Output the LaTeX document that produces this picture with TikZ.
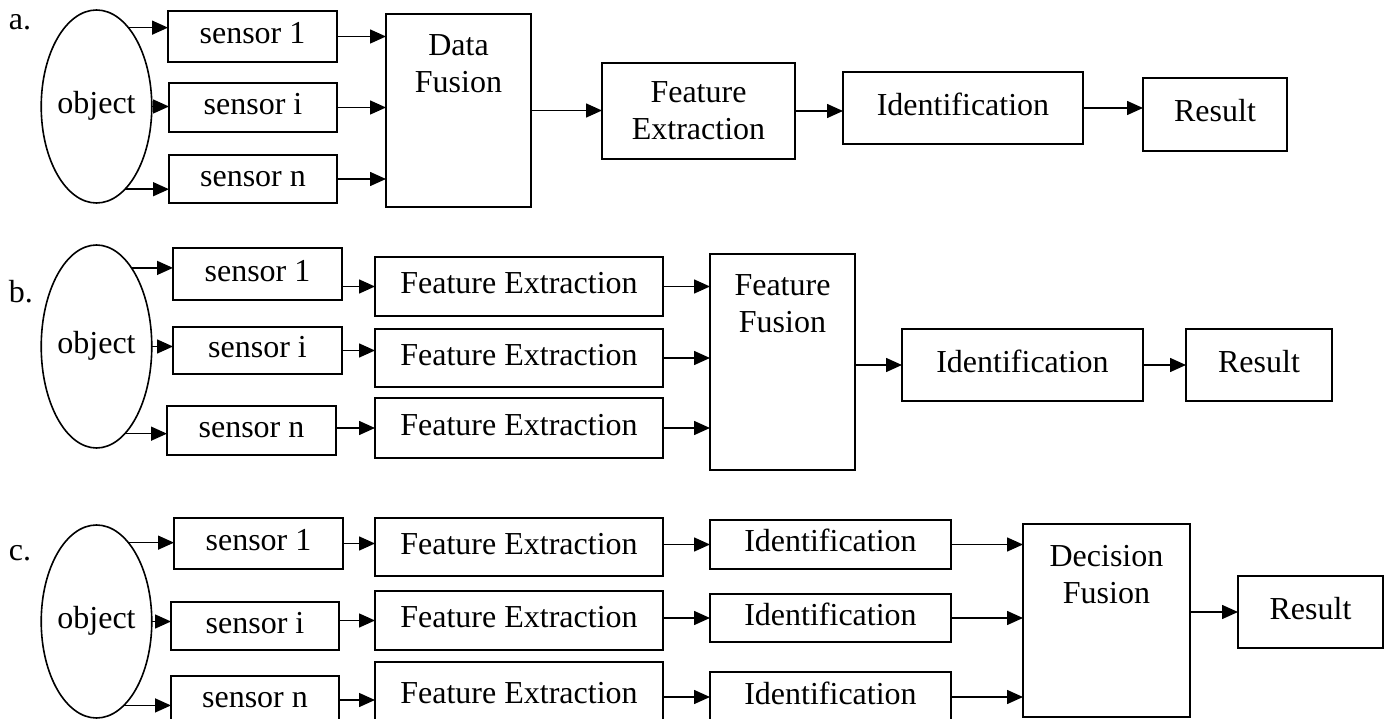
\documentclass[tikz,border=0pt]{standalone}
\usepackage{fontspec}
\setmainfont{Liberation Serif}
\usetikzlibrary{shapes.geometric,arrows.meta,calc}
\begin{document}
\begin{tikzpicture}[x=1pt,y=-1pt,
  every node/.style={font=\fontsize{32}{37}\selectfont, inner sep=0pt, outer sep=0pt},
  blk/.style 2 args={draw, line width=1.7pt, minimum width=#1pt, minimum height=#2pt},
  one/.style={text height=22.4pt, text depth=8pt},
  obj/.style={draw, ellipse, line width=1.6pt, minimum width=97pt, minimum height=#1pt, one},
  two/.style={align=center},
  arr/.style={-{Triangle[length=16pt,width=14pt]}, line width=1.5pt},
  tag/.style={anchor=base west}]

\useasboundingbox (0,0) rectangle (1390,719);
\fill[white] (0,0) rectangle (1390,719);
\clip (0,0) rectangle (1390,719);

% ---------- a. data-level fusion ----------
\node[tag] (la) at (9,30) {a.};
\node[obj=193] (ao) at (96.5,106.5) {object};
\node[blk={169}{51}, one] (as1) at (252.5,36.5) {sensor 1};
\node[blk={168}{49}, one] (asi) at (253,107.5) {sensor i};
\node[blk={168}{48}, one] (asn) at (253,179) {sensor n};
\node[blk={145}{193}] (adf) at (458.5,110.5) {};
\node[two, anchor=north] (adft) at ($(adf.north)+(0,21)$) {Data\\Fusion};
\node[blk={193}{96}, two] (afe) at (698.5,111) {Feature\\Extraction};
\node[blk={240}{72}, one] (aid) at (963,108) {Identification};
\node[blk={144}{73}, one] (ares) at (1215,114.5) {Result};

\draw[arr] (ao.68) -- (ao.68 -| as1.west);
\draw[arr] (ao.east) -- (ao.east -| asi.west);
\draw[arr] (ao.-71) -- (ao.-71 -| asn.west);
\draw[arr] (as1.east) -- (as1.east -| adf.west);
\draw[arr] (asi.east) -- (asi.east -| adf.west);
\draw[arr] (asn.east) -- (asn.east -| adf.west);
\draw[arr] (adf.east) -- (adf.east -| afe.west);
\draw[arr] (afe.east) -- (afe.east -| aid.west);
\draw[arr] (aid.east) -- (aid.east -| ares.west);

% ---------- b. feature-level fusion ----------
\node[tag] (lb) at (9,303) {b.};
\node[obj=203] (bo) at (96.5,346.5) {object};
\node[blk={169}{52}, one] (bs1) at (257.5,274) {sensor 1};
\node[blk={169}{47}, one] (bsi) at (257.5,350.5) {sensor i};
\node[blk={169}{49}, one] (bsn) at (251.5,430.5) {sensor n};
\node[blk={288}{59}, one] (bfe1) at (519,286.5) {Feature Extraction};
\node[blk={288}{58}, one] (bfe2) at (519,358) {Feature Extraction};
\node[blk={288}{60}, one] (bfe3) at (519,428) {Feature Extraction};
\node[blk={145}{216}] (bff) at (782.5,362) {};
\node[two, anchor=north] (bfft) at ($(bff.north)+(0,21)$) {Feature\\Fusion};
\node[blk={241}{72}, one] (bid) at (1022.5,365) {Identification};
\node[blk={146}{72}, one] (bres) at (1259,365) {Result};

\draw[arr] (bo.66) -- (bo.66 -| bs1.west);
\draw[arr] (bo.east) -- (bo.east -| bsi.west);
\draw[arr] (bo.-72) -- (bo.-72 -| bsn.west);
\draw[arr] (bfe1.west -| bs1.east) -- (bfe1.west);
\draw[arr] (bsi.east) -- (bsi.east -| bfe2.west);
\draw[arr] (bfe3.west -| bsn.east) -- (bfe3.west);
\draw[arr] (bfe1.east) -- (bfe1.east -| bff.west);
\draw[arr] (bfe2.east) -- (bfe2.east -| bff.west);
\draw[arr] (bfe3.east) -- (bfe3.east -| bff.west);
\draw[arr] (bid.west -| bff.east) -- (bid.west);
\draw[arr] (bid.east) -- (bres.west);

% ---------- c. decision-level fusion ----------
\node[tag] (lc) at (9,560) {c.};
\node[obj=193] (co) at (96.5,621.5) {object};
\node[blk={169}{51}, one] (cs1) at (258.5,543.5) {sensor 1};
\node[blk={168}{48}, one] (csi) at (255,626) {sensor i};
\node[blk={168}{48}, one] (csn) at (255,700) {sensor n};
\node[blk={288}{58}, one] (cfe1) at (519,547) {Feature Extraction};
\node[blk={288}{59}, one] (cfe2) at (519,620.5) {Feature Extraction};
\node[blk={288}{68}, one] (cfe3) at (519,696) {Feature Extraction};
\node[blk={241}{49}, one] (cid1) at (830.5,544.5) {Identification};
\node[blk={241}{48}, one] (cid2) at (830.5,618) {Identification};
\node[blk={241}{50}, one] (cid3) at (830.5,697) {Identification};
\node[blk={167}{193}] (cdf) at (1106.5,620.5) {};
\node[two, anchor=north] (cdft) at ($(cdf.north)+(0,21)$) {Decision\\Fusion};
\node[blk={145}{72}, one] (cres) at (1310.5,612) {Result};

\draw[arr] (co.68) -- (co.68 -| cs1.west);
\draw[arr] (co.east) -- (co.east -| csi.west);
\draw[arr] (co.-72) -- (co.-72 -| csn.west);
\draw[arr] (cs1.east) -- (cs1.east -| cfe1.west);
\draw[arr] (cfe2.west -| csi.east) -- (cfe2.west);
\draw[arr] (csn.east) -- (csn.east -| cfe3.west);
\draw[arr] (cid1.west -| cfe1.east) -- (cid1.west);
\draw[arr] (cid2.west -| cfe2.east) -- (cid2.west);
\draw[arr] (cid3.west -| cfe3.east) -- (cid3.west);
\draw[arr] (cid1.east) -- (cid1.east -| cdf.west);
\draw[arr] (cid2.east) -- (cid2.east -| cdf.west);
\draw[arr] (cid3.east) -- (cid3.east -| cdf.west);
\draw[arr] (cres.west -| cdf.east) -- (cres.west);
\end{tikzpicture}
\end{document}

* [To be done]
Return to the listing above and set it down exactly, leaving out its pictures.

* [Result below]
Output the LaTeX document that produces this picture with TikZ.
\documentclass[tikz,border=0pt]{standalone}
\usepackage{fontspec}
\setmainfont{Liberation Serif}
\usetikzlibrary{shapes.geometric,arrows.meta,calc}
\begin{document}
\begin{tikzpicture}[x=1pt,y=-1pt,
  every node/.style={font=\fontsize{32}{37}\selectfont, inner sep=0pt, outer sep=0pt},
  blk/.style 2 args={draw, line width=1.7pt, minimum width=#1pt, minimum height=#2pt},
  one/.style={text height=22.4pt, text depth=8pt},
  obj/.style={draw, ellipse, line width=1.6pt, minimum width=97pt, minimum height=#1pt, one},
  two/.style={align=center},
  arr/.style={-{Triangle[length=16pt,width=14pt]}, line width=1.5pt},
  tag/.style={anchor=base west}]

\useasboundingbox (0,0) rectangle (1390,719);
\fill[white] (0,0) rectangle (1390,719);
\clip (0,0) rectangle (1390,719);

% ---------- a. data-level fusion ----------
\node[tag] (la) at (9,30) {a.};
\node[obj=193] (ao) at (96.5,106.5) {object};
\node[blk={169}{51}, one] (as1) at (252.5,36.5) {sensor 1};
\node[blk={168}{49}, one] (asi) at (253,107.5) {sensor i};
\node[blk={168}{48}, one] (asn) at (253,179) {sensor n};
\node[blk={145}{193}] (adf) at (458.5,110.5) {};
\node[two, anchor=north] (adft) at ($(adf.north)+(0,21)$) {Data\\Fusion};
\node[blk={193}{96}, two] (afe) at (698.5,111) {Feature\\Extraction};
\node[blk={240}{72}, one] (aid) at (963,108) {Identification};
\node[blk={144}{73}, one] (ares) at (1215,114.5) {Result};

\draw[arr] (ao.68) -- (ao.68 -| as1.west);
\draw[arr] (ao.east) -- (ao.east -| asi.west);
\draw[arr] (ao.-71) -- (ao.-71 -| asn.west);
\draw[arr] (as1.east) -- (as1.east -| adf.west);
\draw[arr] (asi.east) -- (asi.east -| adf.west);
\draw[arr] (asn.east) -- (asn.east -| adf.west);
\draw[arr] (adf.east) -- (adf.east -| afe.west);
\draw[arr] (afe.east) -- (afe.east -| aid.west);
\draw[arr] (aid.east) -- (aid.east -| ares.west);

% ---------- b. feature-level fusion ----------
\node[tag] (lb) at (9,303) {b.};
\node[obj=203] (bo) at (96.5,346.5) {object};
\node[blk={169}{52}, one] (bs1) at (257.5,274) {sensor 1};
\node[blk={169}{47}, one] (bsi) at (257.5,350.5) {sensor i};
\node[blk={169}{49}, one] (bsn) at (251.5,430.5) {sensor n};
\node[blk={288}{59}, one] (bfe1) at (519,286.5) {Feature Extraction};
\node[blk={288}{58}, one] (bfe2) at (519,358) {Feature Extraction};
\node[blk={288}{60}, one] (bfe3) at (519,428) {Feature Extraction};
\node[blk={145}{216}] (bff) at (782.5,362) {};
\node[two, anchor=north] (bfft) at ($(bff.north)+(0,21)$) {Feature\\Fusion};
\node[blk={241}{72}, one] (bid) at (1022.5,365) {Identification};
\node[blk={146}{72}, one] (bres) at (1259,365) {Result};

\draw[arr] (bo.66) -- (bo.66 -| bs1.west);
\draw[arr] (bo.east) -- (bo.east -| bsi.west);
\draw[arr] (bo.-72) -- (bo.-72 -| bsn.west);
\draw[arr] (bfe1.west -| bs1.east) -- (bfe1.west);
\draw[arr] (bsi.east) -- (bsi.east -| bfe2.west);
\draw[arr] (bfe3.west -| bsn.east) -- (bfe3.west);
\draw[arr] (bfe1.east) -- (bfe1.east -| bff.west);
\draw[arr] (bfe2.east) -- (bfe2.east -| bff.west);
\draw[arr] (bfe3.east) -- (bfe3.east -| bff.west);
\draw[arr] (bid.west -| bff.east) -- (bid.west);
\draw[arr] (bid.east) -- (bres.west);

% ---------- c. decision-level fusion ----------
\node[tag] (lc) at (9,560) {c.};
\node[obj=193] (co) at (96.5,621.5) {object};
\node[blk={169}{51}, one] (cs1) at (258.5,543.5) {sensor 1};
\node[blk={168}{48}, one] (csi) at (255,626) {sensor i};
\node[blk={168}{48}, one] (csn) at (255,700) {sensor n};
\node[blk={288}{58}, one] (cfe1) at (519,547) {Feature Extraction};
\node[blk={288}{59}, one] (cfe2) at (519,620.5) {Feature Extraction};
\node[blk={288}{68}, one] (cfe3) at (519,696) {Feature Extraction};
\node[blk={241}{49}, one] (cid1) at (830.5,544.5) {Identification};
\node[blk={241}{48}, one] (cid2) at (830.5,618) {Identification};
\node[blk={241}{50}, one] (cid3) at (830.5,697) {Identification};
\node[blk={167}{193}] (cdf) at (1106.5,620.5) {};
\node[two, anchor=north] (cdft) at ($(cdf.north)+(0,21)$) {Decision\\Fusion};
\node[blk={145}{72}, one] (cres) at (1310.5,612) {Result};

\draw[arr] (co.68) -- (co.68 -| cs1.west);
\draw[arr] (co.east) -- (co.east -| csi.west);
\draw[arr] (co.-72) -- (co.-72 -| csn.west);
\draw[arr] (cs1.east) -- (cs1.east -| cfe1.west);
\draw[arr] (cfe2.west -| csi.east) -- (cfe2.west);
\draw[arr] (csn.east) -- (csn.east -| cfe3.west);
\draw[arr] (cid1.west -| cfe1.east) -- (cid1.west);
\draw[arr] (cid2.west -| cfe2.east) -- (cid2.west);
\draw[arr] (cid3.west -| cfe3.east) -- (cid3.west);
\draw[arr] (cid1.east) -- (cid1.east -| cdf.west);
\draw[arr] (cid2.east) -- (cid2.east -| cdf.west);
\draw[arr] (cid3.east) -- (cid3.east -| cdf.west);
\draw[arr] (cres.west -| cdf.east) -- (cres.west);
\end{tikzpicture}
\end{document}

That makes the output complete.